The temple was designated as a municipal level key protection unit in 1985 and provincial level key cultural heritage in 1988. In 1983, the temple has been designated as a National Key Buddhist Temple in Han Chinese Area by the State Council of China.

==Architecture==
Occupying an area of 2995 m2, Ci'en Temple has 135 buildings and halls. The entire complex faces the west and has an exquisite layout in the order of the Shanmen, Four Heavenly Kings Hall, Mahavira Hall, Bhikkhu Hall and Buddhist Texts Library. The Bell Tower and Drum Tower are placed on both sides of the Four Heavenly Kings Hall.
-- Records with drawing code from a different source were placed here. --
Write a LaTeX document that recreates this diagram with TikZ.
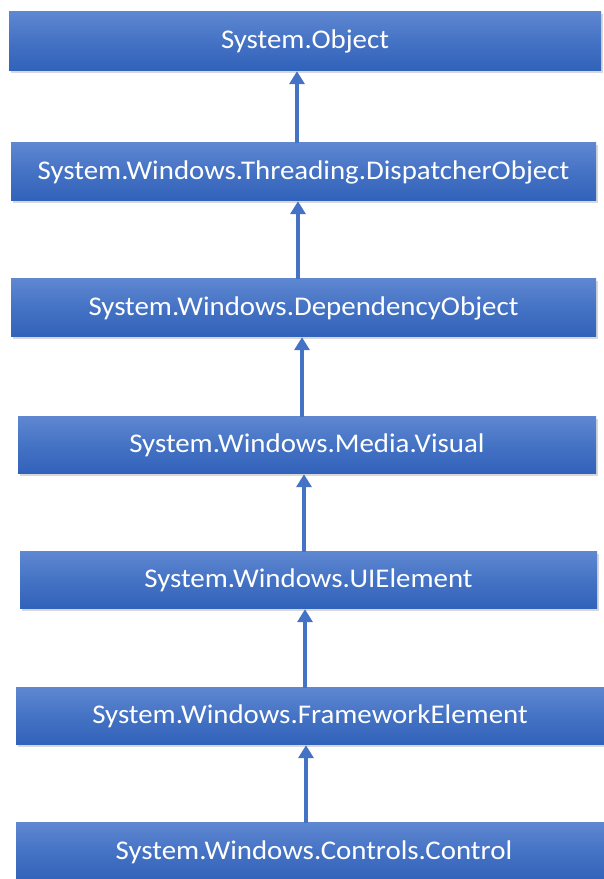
\documentclass[tikz,border=0pt]{standalone}
\usepackage{fontspec}
\setmainfont{Carlito}[FakeStretch=1.07]
\usetikzlibrary{arrows.meta,shadows}
\definecolor{topblue}{RGB}{94,135,209}
\definecolor{midblue}{RGB}{68,114,196}
\definecolor{botblue}{RGB}{49,98,186}
\definecolor{arrblue}{RGB}{68,114,196}
\begin{document}
\begin{tikzpicture}[x=1pt,y=1pt,
  cls/.style={rectangle, inner sep=0pt, top color=topblue, bottom color=botblue, middle color=midblue,
    text=white, font=\fontsize{27}{32}\selectfont,
    drop shadow={shadow xshift=1.5pt, shadow yshift=-2.5pt, opacity=0.3}},
  inh/.style={draw=arrblue, line width=4pt, -{Triangle[width=15pt,length=13pt]}}]
\useasboundingbox (0,0) rectangle (604,879);
\clip (0,0) rectangle (604,879);
\fill[white] (0,0) rectangle (604,879);
\node[cls, minimum width=592pt, minimum height=59pt] (b1) at (305,837.5) {System.Object};
\node[cls, minimum width=585pt, minimum height=58pt] (b2) at (303.5,707) {System.Windows.Threading.DispatcherObject};
\node[cls, minimum width=585pt, minimum height=58pt] (b3) at (303.5,571) {System.Windows.DependencyObject};
\node[cls, minimum width=578pt, minimum height=57pt] (b4) at (307,433.5) {System.Windows.Media.Visual};
\node[cls, minimum width=577pt, minimum height=57pt] (b5) at (308.5,298.5) {System.Windows.UIElement};
\node[cls, minimum width=588pt, minimum height=57pt] (b6) at (310,162.5) {System.Windows.FrameworkElement};
\node[cls, minimum width=596pt, minimum height=58pt] (b7) at (314,27) {System.Windows.Controls.Control};
\coordinate (x1) at (297,0);
\coordinate (x2) at (298,0);
\coordinate (x3) at (302,0);
\coordinate (x4) at (304,0);
\coordinate (x5) at (305,0);
\coordinate (x6) at (306,0);
\draw[inh] (b2.north -| x1) -- (b1.south -| x1);
\draw[inh] (b3.north -| x2) -- (b2.south -| x2);
\draw[inh] (b4.north -| x3) -- (b3.south -| x3);
\draw[inh] (b5.north -| x4) -- (b4.south -| x4);
\draw[inh] (b6.north -| x5) -- (b5.south -| x5);
\draw[inh] (b7.north -| x6) -- (b6.south -| x6);
\end{tikzpicture}
\end{document}
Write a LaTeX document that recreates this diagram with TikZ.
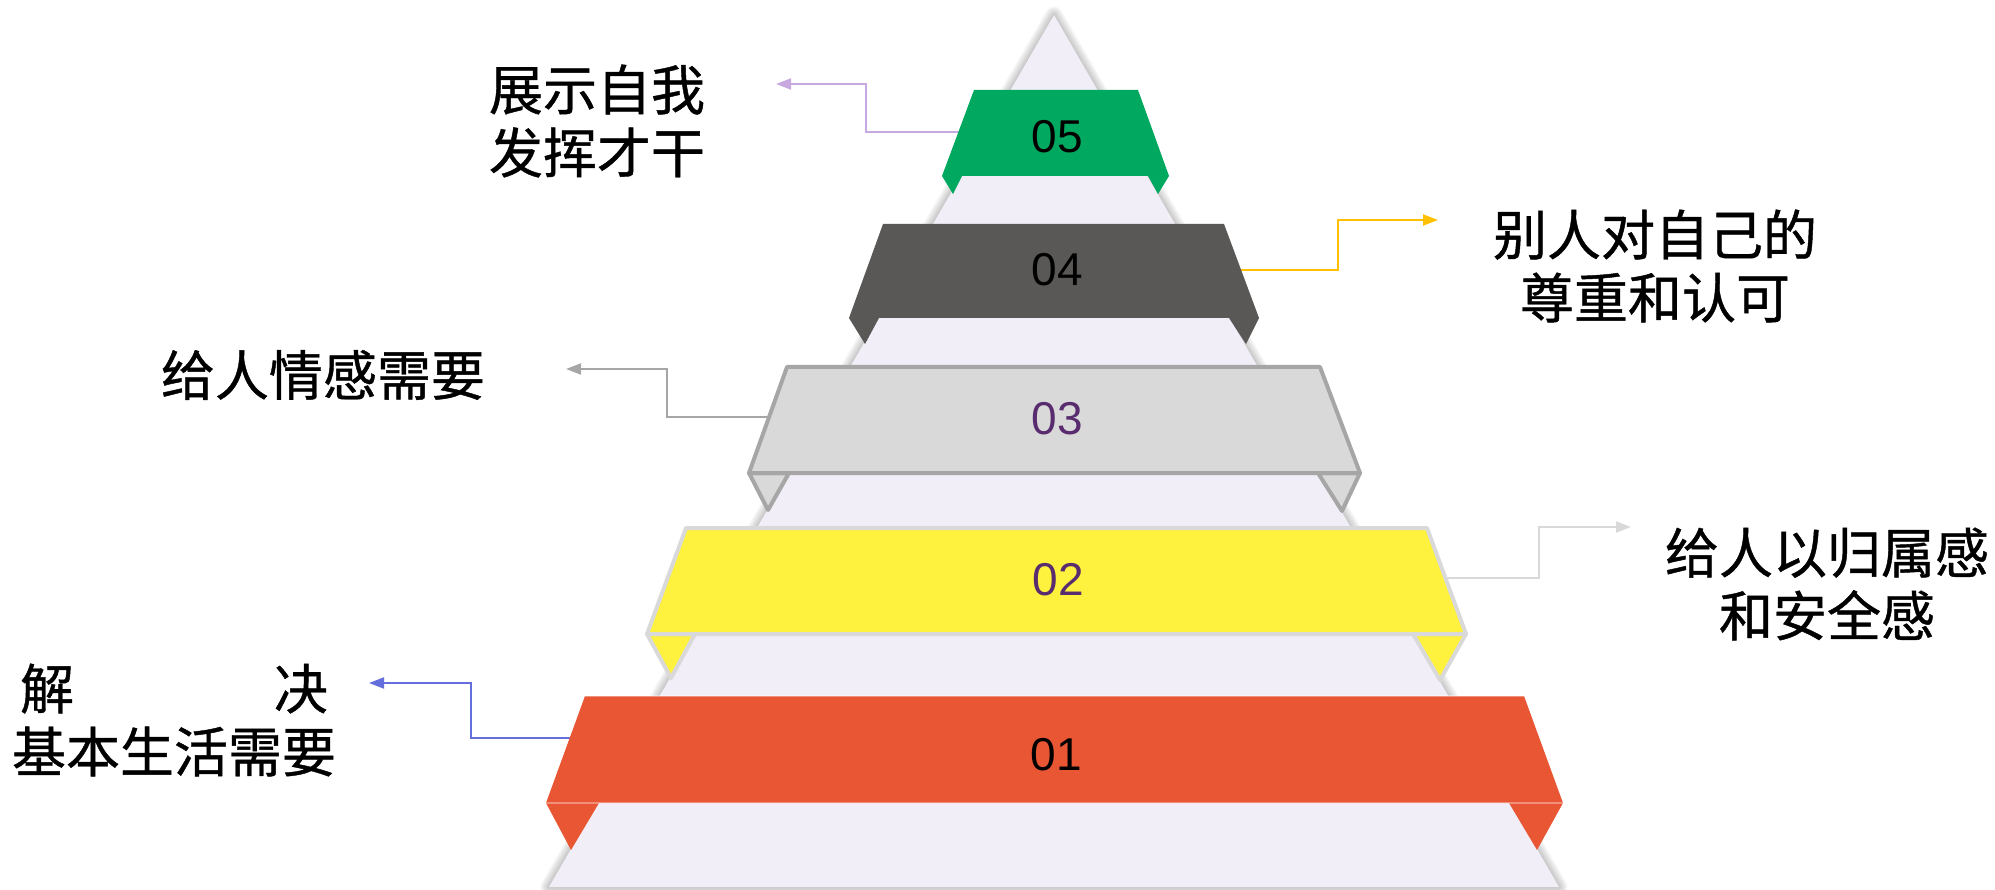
\documentclass[tikz,border=0pt]{standalone}
\usepackage{fontspec}
\setmainfont{Liberation Sans}
\newfontfamily\cjk[FakeBold=0.8]{Noto Sans CJK SC}
\usetikzlibrary{arrows.meta}
\definecolor{trifill}{RGB}{242,238,248}
\definecolor{bandA}{RGB}{232,86,51}
\definecolor{bandB}{RGB}{255,242,62}
\definecolor{bandC}{RGB}{217,217,217}
\definecolor{bandD}{RGB}{89,88,86}
\definecolor{bandE}{RGB}{0,168,96}
\definecolor{strokeB}{RGB}{217,217,217}
\definecolor{strokeC}{RGB}{166,166,166}
\definecolor{numpurple}{RGB}{88,44,110}
\definecolor{connA}{RGB}{100,110,220}
\definecolor{connB}{RGB}{217,217,217}
\definecolor{connC}{RGB}{166,166,166}
\definecolor{connD}{RGB}{255,192,0}
\definecolor{connE}{RGB}{200,168,224}
\begin{document}
\begin{tikzpicture}[x=1pt,y=-1pt,
  num/.style={font=\fontsize{46}{46}\selectfont, inner sep=0pt},
  lbl/.style={font=\cjk\fontsize{54}{63}\selectfont, align=center, inner sep=0pt},
  conn/.style={line width=2pt, -{Triangle[length=15pt,width=11pt]}},
  band/.style={line join=round},
]
\useasboundingbox (0,0) rectangle (1995,890);
% background triangle with soft shadow
\coordinate (apex) at (1054,15);
\coordinate (bl) at (549,887);
\coordinate (br) at (1559,887);
\foreach \w in {2,5,8,11,14,17}
  \draw[black, opacity=0.04, line width=\w pt, line join=round] (apex) -- (bl) -- (br) -- cycle;
\fill[trifill] (apex) -- (bl) -- (br) -- cycle;

% connectors (drawn under bands)
\coordinate (s5) at (960,132); \coordinate (k5) at (866,84);  \coordinate (e5) at (776,84);
\coordinate (s4) at (1240,270); \coordinate (k4) at (1338,220); \coordinate (e4) at (1438,220);
\coordinate (s3) at (770,417); \coordinate (k3) at (667,369); \coordinate (e3) at (566,369);
\coordinate (s2) at (1444,578); \coordinate (k2) at (1539,527); \coordinate (e2) at (1631,527);
\coordinate (s1) at (572,738); \coordinate (k1) at (471,683); \coordinate (e1) at (369,683);
\draw[conn, connE] (s5) -| (k5) -- (e5);
\draw[conn, connD] (s4) -| (k4) -- (e4);
\draw[conn, connC] (s3) -| (k3) -- (e3);
\draw[conn, connB] (s2) -| (k2) -- (e2);
\draw[conn, connA] (s1) -| (k1) -- (e1);

% band 05
\fill[bandE] (942,176) -- (953,194) -- (962,176) -- cycle;
\fill[bandE] (1169,176) -- (1158,194) -- (1148,176) -- cycle;
\fill[bandE] (974,90) -- (1138,90) -- (1169,176) -- (942,176) -- cycle;
% band 04
\fill[bandD] (849,318) -- (865,344) -- (879,318) -- cycle;
\fill[bandD] (1259,318) -- (1246,344) -- (1229,318) -- cycle;
\fill[bandD] (883,224) -- (1224,224) -- (1259,318) -- (849,318) -- cycle;
% band 03
\filldraw[band, fill=bandC, draw=strokeC, line width=4pt] (749,473) -- (768,510) -- (789,473) -- cycle;
\filldraw[band, fill=bandC, draw=strokeC, line width=4pt] (1360,473) -- (1342,511) -- (1318,473) -- cycle;
\filldraw[band, fill=bandC, draw=strokeC, line width=4pt] (787,367) -- (1320,367) -- (1360,473) -- (749,473) -- cycle;
% band 02
\filldraw[band, fill=bandB, draw=strokeB, line width=4pt] (647,634) -- (671,678) -- (695,634) -- cycle;
\filldraw[band, fill=bandB, draw=strokeB, line width=4pt] (1466,634) -- (1440,680) -- (1413,634) -- cycle;
\filldraw[band, fill=bandB, draw=strokeB, line width=4pt] (686,528) -- (1427,528) -- (1466,634) -- (647,634) -- cycle;
% band 01
\fill[bandA] (546,803) -- (571,850) -- (599,803) -- cycle;
\fill[bandA] (1563,803) -- (1537,850) -- (1509,803) -- cycle;
\fill[bandA] (585,696) -- (1524,696) -- (1563,803) -- (546,803) -- cycle;
\draw[white, opacity=0.35, line width=1.2pt] (585,696) -- (1524,696);
\draw[white, opacity=0.35, line width=1.2pt] (546,803) -- (1563,803);

% numbers
\node[num] (n5) at (1057,137) {05};
\node[num] (n4) at (1057,270) {04};
\node[num, text=numpurple] (n3) at (1057,419) {03};
\node[num, text=numpurple] (n2) at (1058,580) {02};
\node[num] (n1) at (1056,755) {01};

% labels
\node[lbl] (t5) at (597,121) {展示自我\\发挥才干};
\node[lbl] (t4) at (1655,266) {别人对自己的\\尊重和认可};
\node[lbl] (t3) at (323,375) {给人情感需要};
\node[lbl] (t2) at (1827,584) {给人以归属感\\和安全感};
\node[lbl] (t1) at (174,720) {\makebox[5.7em][s]{解\hfill 决}\\基本生活需要};
\end{tikzpicture}
\end{document}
===Hall of Four Heavenly Kings===
Maitreya and Skanda are enshrined in the Hall of Four Heavenly Kings and at the back of his statue is a statue of Skanda. Statues of Four Heavenly Kings stand on the left and right sides.

===Mahavira Hall===
The Mahavira Hall is the second hall and main hall in the temple. In the middle is the statue of Sakyamuni, statues of Amitabha and Bhaisajyaguru stand on the left and right sides of Sakyamuni's statue. The statues of Guanyin and Ksitigarbha are placed on the left front of Bhaisajyaguru. And statues of Manjushri and Samantabhadra are placed on the right front of Amitabha. At the back of Sakyamuni's statue are the statue of Nanhai Guanyin.

===Hall of Sangharama Palace===
The Hall of Sangharama Palace in the northern side the Mahavira Hall. Statue of Lord Guan is housed in the hall.